### Available data:

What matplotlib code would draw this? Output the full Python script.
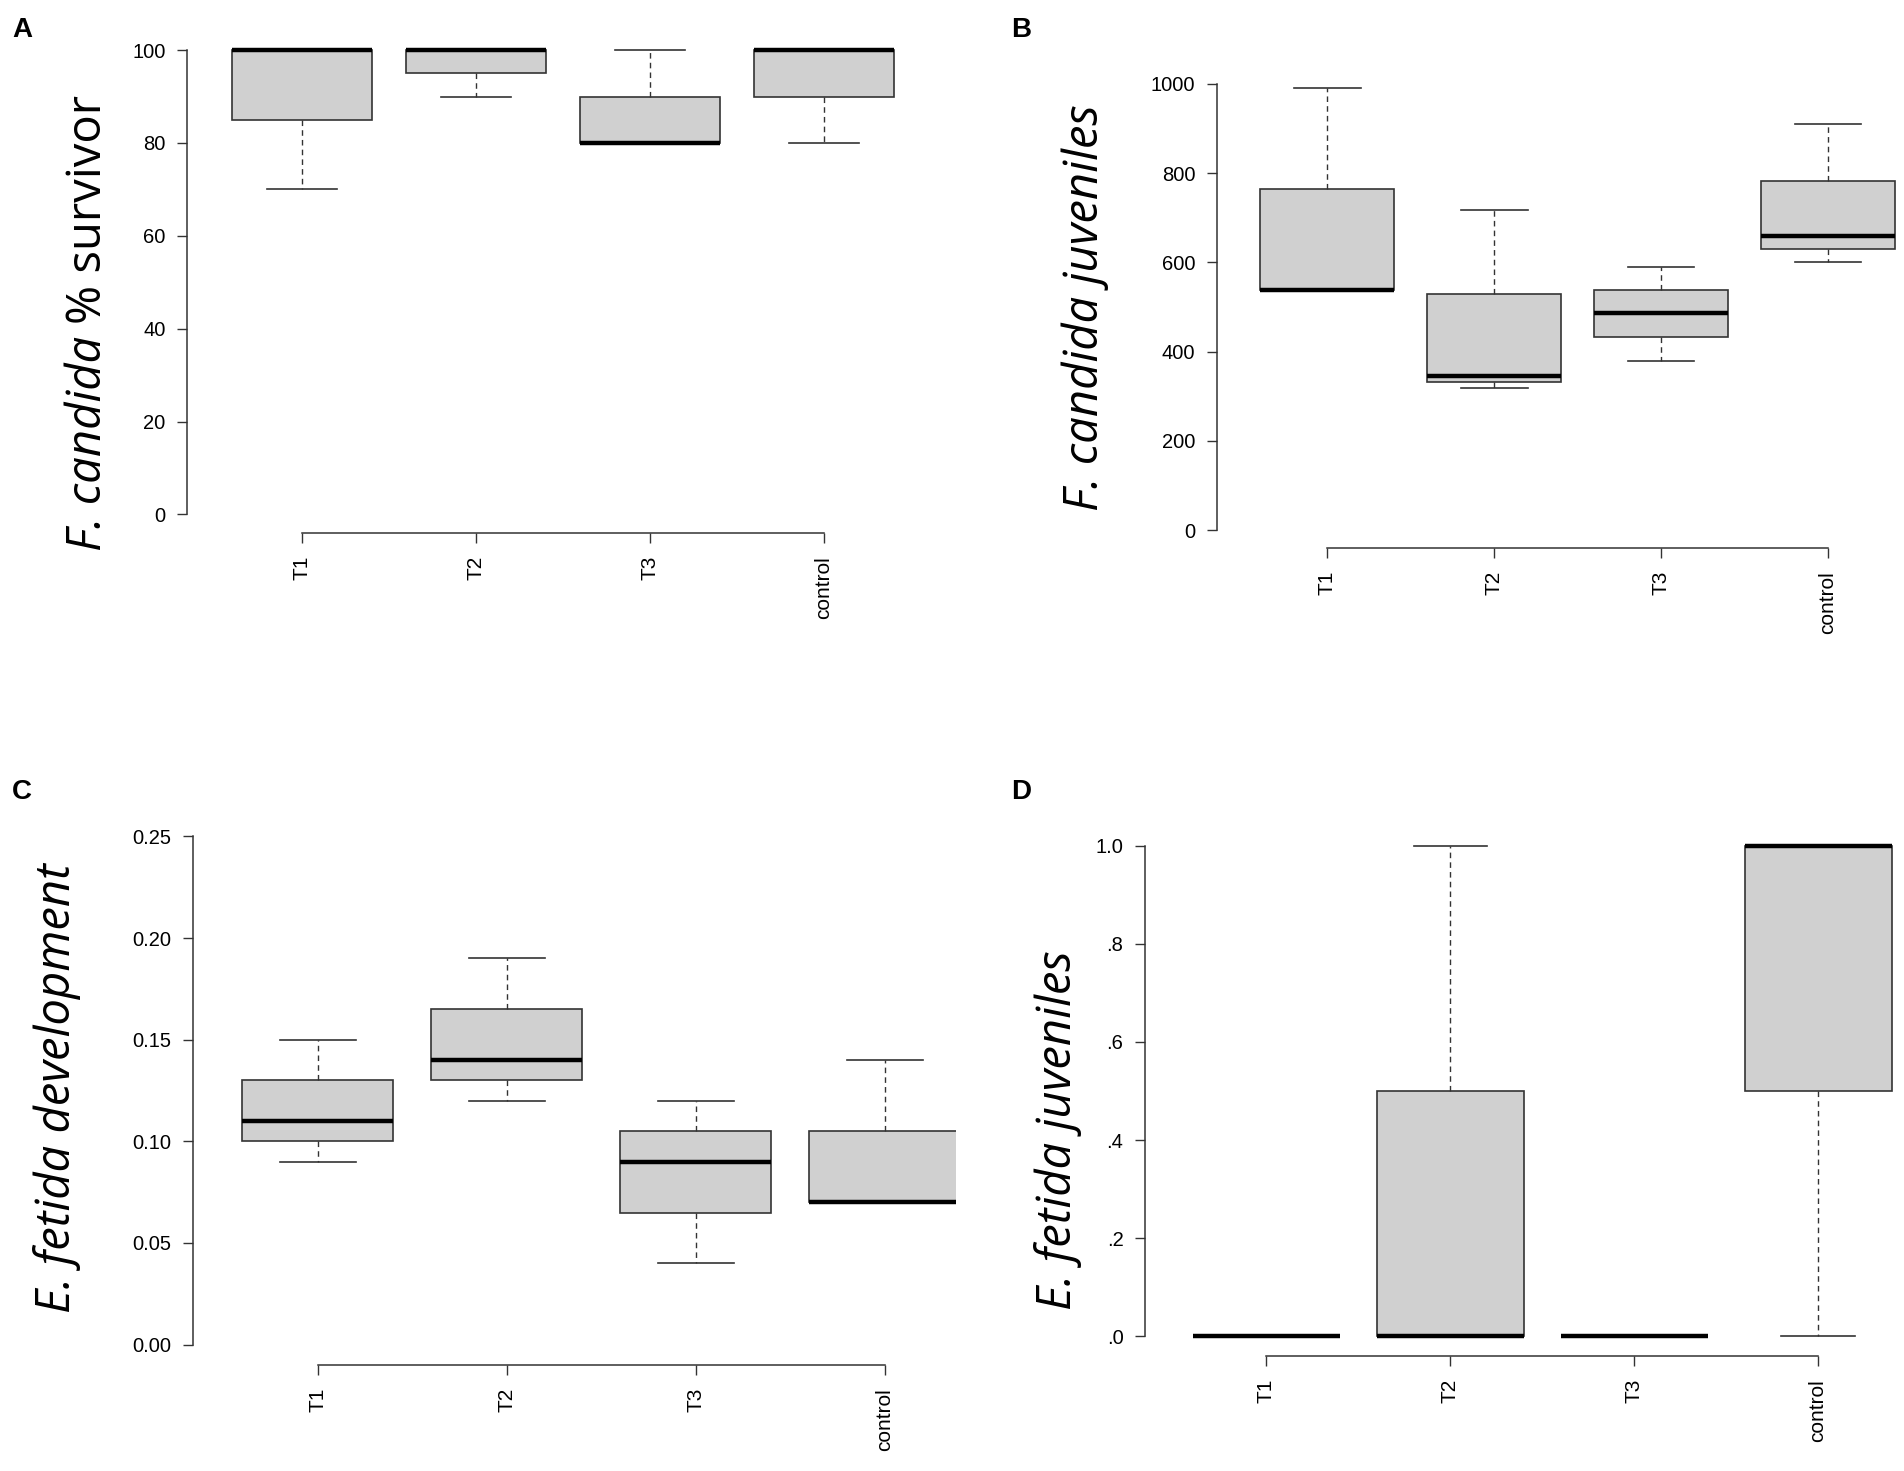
import matplotlib
matplotlib.use("Agg")
import matplotlib.pyplot as plt

# treatment groups (shared by all panels)
groups = ["T1", "T2", "T3", "control"]

# A: F. candida % survivor
a_low = [70, 90, 80, 80]
a_q1 = [85, 95, 80, 90]
a_med = [100, 100, 80, 100]
a_q3 = [100, 100, 90, 100]
a_high = [100, 100, 100, 100]

# B: F. candida juveniles
b_low = [535, 318, 378, 600]
b_q1 = [537, 332, 432, 629]
b_med = [537, 345, 486, 658]
b_q3 = [765, 530, 537, 783]
b_high = [990, 717, 590, 909]

# C: E. fetida development
c_low = [0.09, 0.12, 0.04, 0.07]
c_q1 = [0.10, 0.13, 0.065, 0.07]
c_med = [0.11, 0.14, 0.09, 0.07]
c_q3 = [0.13, 0.165, 0.105, 0.105]
c_high = [0.15, 0.19, 0.12, 0.14]

# D: E. fetida juveniles
d_low = [0, 0, 0, 0]
d_q1 = [0, 0, 0, 0.5]
d_med = [0, 0, 0, 1.0]
d_q3 = [0, 0.5, 0, 1.0]
d_high = [0, 1.0, 0, 1.0]

a_ticks = [0, 20, 40, 60, 80, 100]
b_ticks = [0, 200, 400, 600, 800, 1000]
c_ticks = [0.00, 0.05, 0.10, 0.15, 0.20, 0.25]
c_ticklabels = ["0.00", "0.05", "0.10", "0.15", "0.20", "0.25"]
d_ticks = [0, 0.2, 0.4, 0.6, 0.8, 1.0]
d_ticklabels = [".0", ".2", ".4", ".6", ".8", "1.0"]

plt.rcParams["font.family"] = ["Liberation Sans", "DejaVu Sans"]

W, H = 1904, 1471
fig = plt.figure(figsize=(W / 100, H / 100), dpi=100)

AX_COLOR = "#333333"
BOX_FILL = "#d0d0d0"


def px_axes(left, right, top, bottom):
    return fig.add_axes([left / W, 1 - bottom / H, (right - left) / W, (bottom - top) / H])


def draw_panel(ax, low, q1, med, q3, high, ylim, ybounds, ticks, ticklabels, xright):
    stats = [
        {"whislo": lo, "q1": a, "med": m, "q3": b, "whishi": hi, "label": g}
        for g, lo, a, m, b, hi in zip(groups, low, q1, med, q3, high)
    ]
    ax.bxp(
        stats,
        positions=[1, 2, 3, 4],
        widths=0.8,
        capwidths=0.4,
        showfliers=False,
        patch_artist=True,
        boxprops=dict(facecolor=BOX_FILL, edgecolor=AX_COLOR, linewidth=1.2),
        medianprops=dict(color="black", linewidth=3.2, solid_capstyle="butt"),
        whiskerprops=dict(color=AX_COLOR, linewidth=1.0, linestyle=(0, (4, 3))),
        capprops=dict(color=AX_COLOR, linewidth=1.2),
    )
    ax.set_xlim(0.34, xright)
    ax.set_ylim(*ylim)
    for side in ("top", "right"):
        ax.spines[side].set_visible(False)
    for side in ("left", "bottom"):
        ax.spines[side].set_color(AX_COLOR)
        ax.spines[side].set_linewidth(1.1)
    ax.spines["left"].set_bounds(*ybounds)
    ax.spines["bottom"].set_bounds(1, 4)
    ax.set_xticks([1, 2, 3, 4])
    ax.set_xticklabels(groups, rotation=90, fontsize=15, va="top")
    ax.set_yticks(ticks)
    ax.set_yticklabels(ticklabels, fontsize=14.5)
    ax.tick_params(axis="both", direction="out", length=7.5, width=1.0, color=AX_COLOR)
    ax.tick_params(axis="y", pad=8)
    ax.tick_params(axis="x", pad=9)
    ax.set_facecolor("none")


ax_a = px_axes(187, 939, 31.5, 533)
draw_panel(ax_a, a_low, a_q1, a_med, a_q3, a_high, (-4, 104), (0, 100),
           a_ticks, [str(t) for t in a_ticks], 4.66)

ax_b = px_axes(1217, 1904, 66, 548)
draw_panel(ax_b, b_low, b_q1, b_med, b_q3, b_high, (-40, 1040), (0, 1000),
           b_ticks, [str(t) for t in b_ticks], 4.455)

ax_c = px_axes(193, 956, 816, 1365)
draw_panel(ax_c, c_low, c_q1, c_med, c_q3, c_high, (-0.01, 0.26), (0, 0.25),
           c_ticks, c_ticklabels, 4.376)

ax_d = px_axes(1145, 1904, 826, 1356)
draw_panel(ax_d, d_low, d_q1, d_med, d_q3, d_high, (-0.04, 1.04), (0, 1.0),
           d_ticks, d_ticklabels, 4.467)

# y-axis titles
label_kw = dict(rotation=90, fontsize=34, family=["Open Sans", "DejaVu Sans"])
fig.text(1085 / W, 1 - 308 / H, "F. candida juveniles", style="italic",
         ha="center", va="center", **label_kw)
fig.text(57 / W, 1 - 1088 / H, "E. fetida development", style="italic",
         ha="center", va="center", **label_kw)
fig.text(1058 / W, 1 - 1130 / H, "E. fetida juveniles", style="italic",
         ha="center", va="center", **label_kw)

# panel A title mixes italic and upright text: build it from two pieces
renderer = fig.canvas.get_renderer()
t_it = fig.text(0, 0, "F. candida ", style="italic", ha="right", va="bottom", **label_kw)
t_rm = fig.text(0, 0, "% survivor", ha="right", va="bottom", **label_kw)
h_it = t_it.get_window_extent(renderer).height
h_rm = t_rm.get_window_extent(renderer).height
w_it = t_it.get_window_extent(renderer).width
x_right = 88 + w_it / 2
y_start = H - 323 - (h_it + h_rm) / 2  # bottom of the label, in display pixels from bottom
t_it.set_position((x_right / W, y_start / H))
t_rm.set_position((x_right / W, (y_start + h_it) / H))

# panel letters
for letter, x, y in [("A", 22, 30), ("B", 1021, 30), ("C", 22, 792), ("D", 1021, 792)]:
    fig.text(x / W, 1 - y / H, letter, ha="center", va="center",
             fontsize=20, fontweight="bold")

fig.savefig("out.png", dpi=100)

### Aim of the task:
From the top of the listing above, repeat each line exactly until you reach the line containing "b_high = [990, 717, 590, 909]", and repeat that one too. Leave the pictures out.

### Solution for this problem:
What matplotlib code would draw this? Output the full Python script.
import matplotlib
matplotlib.use("Agg")
import matplotlib.pyplot as plt

# treatment groups (shared by all panels)
groups = ["T1", "T2", "T3", "control"]

# A: F. candida % survivor
a_low = [70, 90, 80, 80]
a_q1 = [85, 95, 80, 90]
a_med = [100, 100, 80, 100]
a_q3 = [100, 100, 90, 100]
a_high = [100, 100, 100, 100]

# B: F. candida juveniles
b_low = [535, 318, 378, 600]
b_q1 = [537, 332, 432, 629]
b_med = [537, 345, 486, 658]
b_q3 = [765, 530, 537, 783]
b_high = [990, 717, 590, 909]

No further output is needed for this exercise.